# [TO BE DONE]
In the records below, tally every line containing "this". Report only the total.

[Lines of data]
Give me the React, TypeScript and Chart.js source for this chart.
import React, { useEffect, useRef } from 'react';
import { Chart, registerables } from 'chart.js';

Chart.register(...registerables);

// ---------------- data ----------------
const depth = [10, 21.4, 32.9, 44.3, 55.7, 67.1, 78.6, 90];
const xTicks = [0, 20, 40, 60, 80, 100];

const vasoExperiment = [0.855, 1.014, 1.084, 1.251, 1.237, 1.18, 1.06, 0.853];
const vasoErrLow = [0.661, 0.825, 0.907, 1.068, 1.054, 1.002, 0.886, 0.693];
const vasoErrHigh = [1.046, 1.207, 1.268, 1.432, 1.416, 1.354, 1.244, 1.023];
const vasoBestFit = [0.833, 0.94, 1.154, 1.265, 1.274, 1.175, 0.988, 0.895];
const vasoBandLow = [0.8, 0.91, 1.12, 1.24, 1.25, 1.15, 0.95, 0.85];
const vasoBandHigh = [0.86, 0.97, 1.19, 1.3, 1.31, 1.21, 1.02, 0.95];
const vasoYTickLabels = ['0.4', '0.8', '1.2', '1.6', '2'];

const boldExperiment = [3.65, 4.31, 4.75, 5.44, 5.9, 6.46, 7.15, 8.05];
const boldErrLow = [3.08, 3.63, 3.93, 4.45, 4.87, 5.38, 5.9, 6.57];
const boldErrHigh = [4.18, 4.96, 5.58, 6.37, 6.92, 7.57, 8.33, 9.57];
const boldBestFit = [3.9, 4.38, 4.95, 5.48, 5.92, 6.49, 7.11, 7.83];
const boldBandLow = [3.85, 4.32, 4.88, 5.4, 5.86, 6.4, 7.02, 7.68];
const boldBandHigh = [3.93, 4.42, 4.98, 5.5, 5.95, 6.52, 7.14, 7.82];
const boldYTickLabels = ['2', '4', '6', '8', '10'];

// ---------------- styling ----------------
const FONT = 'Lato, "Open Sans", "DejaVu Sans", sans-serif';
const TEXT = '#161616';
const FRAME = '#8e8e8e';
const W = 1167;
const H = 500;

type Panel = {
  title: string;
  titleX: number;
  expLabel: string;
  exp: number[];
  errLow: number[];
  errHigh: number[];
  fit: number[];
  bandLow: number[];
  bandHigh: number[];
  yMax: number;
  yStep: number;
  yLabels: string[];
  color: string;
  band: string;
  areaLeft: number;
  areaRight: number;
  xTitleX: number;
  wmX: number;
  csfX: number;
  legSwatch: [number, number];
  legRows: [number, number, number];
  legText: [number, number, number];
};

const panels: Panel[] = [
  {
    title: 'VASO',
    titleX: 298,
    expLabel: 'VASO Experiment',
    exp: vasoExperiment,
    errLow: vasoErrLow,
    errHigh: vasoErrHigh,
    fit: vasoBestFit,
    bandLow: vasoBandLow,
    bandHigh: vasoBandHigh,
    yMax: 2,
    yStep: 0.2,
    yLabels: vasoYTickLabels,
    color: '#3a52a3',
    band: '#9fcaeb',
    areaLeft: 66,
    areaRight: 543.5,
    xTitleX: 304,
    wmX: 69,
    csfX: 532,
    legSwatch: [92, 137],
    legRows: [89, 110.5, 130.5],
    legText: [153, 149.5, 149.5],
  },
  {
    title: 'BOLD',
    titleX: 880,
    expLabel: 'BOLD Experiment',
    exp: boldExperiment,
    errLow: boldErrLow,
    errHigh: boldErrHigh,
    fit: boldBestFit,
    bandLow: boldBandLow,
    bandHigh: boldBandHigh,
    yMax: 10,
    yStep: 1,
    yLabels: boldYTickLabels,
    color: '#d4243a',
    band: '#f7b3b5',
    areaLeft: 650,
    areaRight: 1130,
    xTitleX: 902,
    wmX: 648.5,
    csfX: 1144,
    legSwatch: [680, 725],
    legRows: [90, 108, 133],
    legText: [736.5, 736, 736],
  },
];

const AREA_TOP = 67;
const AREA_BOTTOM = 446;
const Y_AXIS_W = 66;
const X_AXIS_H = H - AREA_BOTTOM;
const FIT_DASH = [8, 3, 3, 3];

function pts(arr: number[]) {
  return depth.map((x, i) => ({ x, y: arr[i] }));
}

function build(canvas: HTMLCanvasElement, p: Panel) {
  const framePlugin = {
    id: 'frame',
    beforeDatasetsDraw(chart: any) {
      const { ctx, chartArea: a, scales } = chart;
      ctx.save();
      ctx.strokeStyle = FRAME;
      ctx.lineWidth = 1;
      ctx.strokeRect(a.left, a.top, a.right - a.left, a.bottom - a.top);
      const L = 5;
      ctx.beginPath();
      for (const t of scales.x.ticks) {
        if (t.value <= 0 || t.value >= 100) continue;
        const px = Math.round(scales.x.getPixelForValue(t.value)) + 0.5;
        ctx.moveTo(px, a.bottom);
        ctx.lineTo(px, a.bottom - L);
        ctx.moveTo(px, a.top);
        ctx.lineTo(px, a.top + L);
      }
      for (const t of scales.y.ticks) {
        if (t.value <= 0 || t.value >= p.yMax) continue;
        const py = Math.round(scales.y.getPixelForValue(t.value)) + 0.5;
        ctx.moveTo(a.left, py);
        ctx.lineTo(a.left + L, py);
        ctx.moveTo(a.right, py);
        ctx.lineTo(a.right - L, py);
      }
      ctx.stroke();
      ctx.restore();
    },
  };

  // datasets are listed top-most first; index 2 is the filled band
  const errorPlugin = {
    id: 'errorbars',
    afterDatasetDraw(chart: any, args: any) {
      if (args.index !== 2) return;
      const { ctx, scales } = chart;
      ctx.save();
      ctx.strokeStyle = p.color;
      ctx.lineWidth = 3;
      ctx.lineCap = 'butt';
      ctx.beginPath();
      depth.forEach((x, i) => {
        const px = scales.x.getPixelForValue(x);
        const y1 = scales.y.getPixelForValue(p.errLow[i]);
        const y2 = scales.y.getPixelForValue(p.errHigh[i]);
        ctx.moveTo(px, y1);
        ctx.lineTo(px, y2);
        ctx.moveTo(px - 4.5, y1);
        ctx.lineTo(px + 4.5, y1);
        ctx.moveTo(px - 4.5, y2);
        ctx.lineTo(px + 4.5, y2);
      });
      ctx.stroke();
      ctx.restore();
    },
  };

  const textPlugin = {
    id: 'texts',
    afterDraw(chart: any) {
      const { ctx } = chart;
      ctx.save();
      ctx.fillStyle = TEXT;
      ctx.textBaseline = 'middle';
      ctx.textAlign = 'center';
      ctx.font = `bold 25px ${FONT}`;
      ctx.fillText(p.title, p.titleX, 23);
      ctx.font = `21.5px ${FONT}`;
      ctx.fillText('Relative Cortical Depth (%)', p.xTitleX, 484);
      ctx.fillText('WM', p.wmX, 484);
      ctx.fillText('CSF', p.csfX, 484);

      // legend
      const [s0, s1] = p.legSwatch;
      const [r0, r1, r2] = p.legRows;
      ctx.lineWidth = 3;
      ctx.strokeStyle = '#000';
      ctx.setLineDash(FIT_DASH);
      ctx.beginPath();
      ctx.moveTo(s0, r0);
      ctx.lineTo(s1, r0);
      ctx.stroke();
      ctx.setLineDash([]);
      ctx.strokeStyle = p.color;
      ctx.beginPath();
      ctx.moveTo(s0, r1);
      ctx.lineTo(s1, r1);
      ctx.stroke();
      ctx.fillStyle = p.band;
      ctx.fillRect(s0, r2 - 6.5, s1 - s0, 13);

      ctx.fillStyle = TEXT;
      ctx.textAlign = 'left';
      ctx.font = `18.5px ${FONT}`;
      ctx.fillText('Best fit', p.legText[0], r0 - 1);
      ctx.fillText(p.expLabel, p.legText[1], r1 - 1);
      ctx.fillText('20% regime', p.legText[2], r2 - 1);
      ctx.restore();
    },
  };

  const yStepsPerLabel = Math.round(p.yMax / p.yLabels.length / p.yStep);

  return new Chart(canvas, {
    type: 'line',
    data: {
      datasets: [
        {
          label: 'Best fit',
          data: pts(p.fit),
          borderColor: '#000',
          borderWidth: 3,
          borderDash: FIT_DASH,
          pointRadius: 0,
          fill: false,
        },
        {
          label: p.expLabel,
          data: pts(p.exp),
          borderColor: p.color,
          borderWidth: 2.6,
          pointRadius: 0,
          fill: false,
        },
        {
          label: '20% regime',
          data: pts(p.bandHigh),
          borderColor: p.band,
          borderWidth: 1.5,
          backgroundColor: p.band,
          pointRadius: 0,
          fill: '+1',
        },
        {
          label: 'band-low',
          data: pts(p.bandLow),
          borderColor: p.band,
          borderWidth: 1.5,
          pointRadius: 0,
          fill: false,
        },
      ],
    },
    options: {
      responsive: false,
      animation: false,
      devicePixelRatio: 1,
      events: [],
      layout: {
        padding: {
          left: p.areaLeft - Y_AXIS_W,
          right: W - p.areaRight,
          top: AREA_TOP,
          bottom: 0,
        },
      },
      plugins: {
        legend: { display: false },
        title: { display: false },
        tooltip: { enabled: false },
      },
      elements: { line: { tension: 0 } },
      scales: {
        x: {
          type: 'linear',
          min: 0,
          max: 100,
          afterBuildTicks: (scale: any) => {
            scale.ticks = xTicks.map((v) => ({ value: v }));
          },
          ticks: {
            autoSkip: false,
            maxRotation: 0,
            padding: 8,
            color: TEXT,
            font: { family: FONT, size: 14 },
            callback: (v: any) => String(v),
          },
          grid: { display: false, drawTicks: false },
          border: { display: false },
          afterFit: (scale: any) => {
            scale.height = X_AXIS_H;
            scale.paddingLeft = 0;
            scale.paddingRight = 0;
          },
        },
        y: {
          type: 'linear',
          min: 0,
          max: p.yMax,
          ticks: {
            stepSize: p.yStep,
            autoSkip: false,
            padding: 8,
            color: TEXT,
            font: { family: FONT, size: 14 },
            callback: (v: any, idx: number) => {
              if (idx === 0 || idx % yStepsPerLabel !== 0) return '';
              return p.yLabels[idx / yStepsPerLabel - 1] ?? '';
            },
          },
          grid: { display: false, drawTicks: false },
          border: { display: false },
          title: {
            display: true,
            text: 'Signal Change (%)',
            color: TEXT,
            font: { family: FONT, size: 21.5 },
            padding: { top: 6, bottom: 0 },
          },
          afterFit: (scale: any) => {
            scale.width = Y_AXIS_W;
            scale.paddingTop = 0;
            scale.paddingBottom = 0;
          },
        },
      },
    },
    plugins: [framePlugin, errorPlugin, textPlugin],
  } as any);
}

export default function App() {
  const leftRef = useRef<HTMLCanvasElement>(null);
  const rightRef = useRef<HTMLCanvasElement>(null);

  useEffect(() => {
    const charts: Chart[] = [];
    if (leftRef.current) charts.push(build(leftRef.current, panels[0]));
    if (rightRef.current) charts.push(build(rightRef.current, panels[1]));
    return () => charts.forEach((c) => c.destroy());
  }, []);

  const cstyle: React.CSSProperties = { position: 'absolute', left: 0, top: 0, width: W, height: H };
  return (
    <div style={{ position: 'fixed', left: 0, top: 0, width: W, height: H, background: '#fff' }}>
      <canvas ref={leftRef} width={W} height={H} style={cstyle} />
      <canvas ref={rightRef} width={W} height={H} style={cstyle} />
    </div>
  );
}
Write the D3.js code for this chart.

# [CORRECT OUTPUT]
2